Magnetorheological finishing of SiC aspheric mirrors

Many high-precision optical components are made of glass, but they can also be made of a wide variety of other materials. For example, reaction-bonded silicon carbide (RB-SiC) has recently been used to make optical parts for poor working conditions due to its distinct properties such as low density, high hardness, and low thermal expansion coefficient. Thus, in order to rapidly manufacture high-precision aspherical mirrors made from RB-SiC, a novel aspheric manufacturing system equipped with magnetorheological finishing (MRF) technology is described in this paper, which incorporates a host of features and has unprecedented processing versatility. The system has four degrees of freedom, and can realize manufacture or measurement based on the Cartesian coordinate or polar coordinate systems. To achieve good surface accuracy, the polishing wheel combines self-rotation movement with corotation.
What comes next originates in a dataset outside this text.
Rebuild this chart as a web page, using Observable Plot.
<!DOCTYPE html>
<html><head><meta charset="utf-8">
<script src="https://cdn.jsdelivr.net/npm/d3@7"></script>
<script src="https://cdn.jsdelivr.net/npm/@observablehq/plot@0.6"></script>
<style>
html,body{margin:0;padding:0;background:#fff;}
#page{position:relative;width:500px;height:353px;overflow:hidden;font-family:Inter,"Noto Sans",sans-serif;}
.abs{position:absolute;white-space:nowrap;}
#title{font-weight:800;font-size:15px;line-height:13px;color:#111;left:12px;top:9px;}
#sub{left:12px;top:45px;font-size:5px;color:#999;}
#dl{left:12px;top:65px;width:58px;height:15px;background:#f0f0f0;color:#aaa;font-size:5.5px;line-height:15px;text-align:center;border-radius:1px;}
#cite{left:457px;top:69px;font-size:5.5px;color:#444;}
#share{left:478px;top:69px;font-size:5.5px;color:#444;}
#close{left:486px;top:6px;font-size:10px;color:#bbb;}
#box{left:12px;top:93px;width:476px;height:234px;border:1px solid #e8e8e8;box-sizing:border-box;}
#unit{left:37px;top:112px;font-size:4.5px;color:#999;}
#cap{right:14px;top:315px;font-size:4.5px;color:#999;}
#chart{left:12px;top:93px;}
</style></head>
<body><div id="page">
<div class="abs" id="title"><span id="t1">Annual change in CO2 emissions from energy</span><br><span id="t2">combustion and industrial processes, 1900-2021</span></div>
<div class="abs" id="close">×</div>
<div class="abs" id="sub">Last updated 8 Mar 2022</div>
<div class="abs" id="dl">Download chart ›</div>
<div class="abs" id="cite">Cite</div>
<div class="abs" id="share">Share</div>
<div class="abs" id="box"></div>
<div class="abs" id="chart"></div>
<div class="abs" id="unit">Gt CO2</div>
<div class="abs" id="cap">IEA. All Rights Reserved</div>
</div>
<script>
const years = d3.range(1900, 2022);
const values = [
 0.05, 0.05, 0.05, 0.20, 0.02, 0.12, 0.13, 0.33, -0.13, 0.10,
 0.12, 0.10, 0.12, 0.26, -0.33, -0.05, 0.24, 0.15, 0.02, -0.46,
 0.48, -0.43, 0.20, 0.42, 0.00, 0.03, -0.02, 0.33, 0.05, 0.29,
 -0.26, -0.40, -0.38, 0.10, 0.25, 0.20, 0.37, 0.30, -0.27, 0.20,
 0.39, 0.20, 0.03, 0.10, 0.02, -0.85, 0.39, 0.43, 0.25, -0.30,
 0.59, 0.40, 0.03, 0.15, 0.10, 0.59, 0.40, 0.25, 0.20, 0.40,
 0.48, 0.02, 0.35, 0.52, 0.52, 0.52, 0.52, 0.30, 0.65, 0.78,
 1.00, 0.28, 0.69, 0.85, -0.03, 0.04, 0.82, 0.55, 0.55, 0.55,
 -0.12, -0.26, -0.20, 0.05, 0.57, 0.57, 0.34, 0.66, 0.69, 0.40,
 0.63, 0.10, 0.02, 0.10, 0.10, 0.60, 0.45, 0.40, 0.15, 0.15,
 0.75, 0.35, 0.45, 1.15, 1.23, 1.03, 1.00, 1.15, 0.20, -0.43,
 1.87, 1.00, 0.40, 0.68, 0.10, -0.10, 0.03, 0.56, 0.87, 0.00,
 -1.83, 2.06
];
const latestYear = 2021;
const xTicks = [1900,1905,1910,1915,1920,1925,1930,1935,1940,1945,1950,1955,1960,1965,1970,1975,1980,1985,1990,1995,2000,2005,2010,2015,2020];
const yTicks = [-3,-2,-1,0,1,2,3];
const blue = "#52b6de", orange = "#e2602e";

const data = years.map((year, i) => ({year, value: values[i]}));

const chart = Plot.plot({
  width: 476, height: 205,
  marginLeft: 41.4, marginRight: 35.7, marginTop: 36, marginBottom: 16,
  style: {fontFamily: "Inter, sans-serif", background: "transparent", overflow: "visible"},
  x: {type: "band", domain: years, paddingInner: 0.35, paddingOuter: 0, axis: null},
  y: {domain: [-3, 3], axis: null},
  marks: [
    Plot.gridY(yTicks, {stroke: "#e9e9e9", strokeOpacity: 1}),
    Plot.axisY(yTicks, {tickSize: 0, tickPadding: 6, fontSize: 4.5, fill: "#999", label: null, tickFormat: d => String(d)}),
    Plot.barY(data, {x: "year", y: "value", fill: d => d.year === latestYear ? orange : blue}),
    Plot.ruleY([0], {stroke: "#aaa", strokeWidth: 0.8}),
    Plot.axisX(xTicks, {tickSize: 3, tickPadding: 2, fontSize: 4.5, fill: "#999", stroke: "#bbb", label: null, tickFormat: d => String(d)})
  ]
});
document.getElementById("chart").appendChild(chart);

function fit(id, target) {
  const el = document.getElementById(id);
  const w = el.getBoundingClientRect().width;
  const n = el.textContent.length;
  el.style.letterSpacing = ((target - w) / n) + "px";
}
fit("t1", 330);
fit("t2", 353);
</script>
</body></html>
The prepolishing and fine polishing processes can be done on the same machine by changing different process parameters accordingly, and the on-machine profilometer measures the aspheric forms generated during prepolishing. Experiments were carried out on the features of magnetorheological (MR) fluids by polishing a parabolic SiC mirror with a 100 mm aperture. The results indicated that the required convergence speed, surface roughness, and figure accuracy can be achieved with high efficiency. The final surface roughness with an initial value of Ra = 34.39 nm reached 26.74 nm after 20 hours of prepolishing using MR fluids carrying oil (Al 2 O 3 as the nonmagnetic particle), and then reached 1.14 nm after 50 hours of fine polishing using the MR fluid with diamond power as the nonmagnetic particle. The figure accuracy also improved to λ /30 rms (λ = 632.8 nm) at an arbitrary 30 mm subaperture.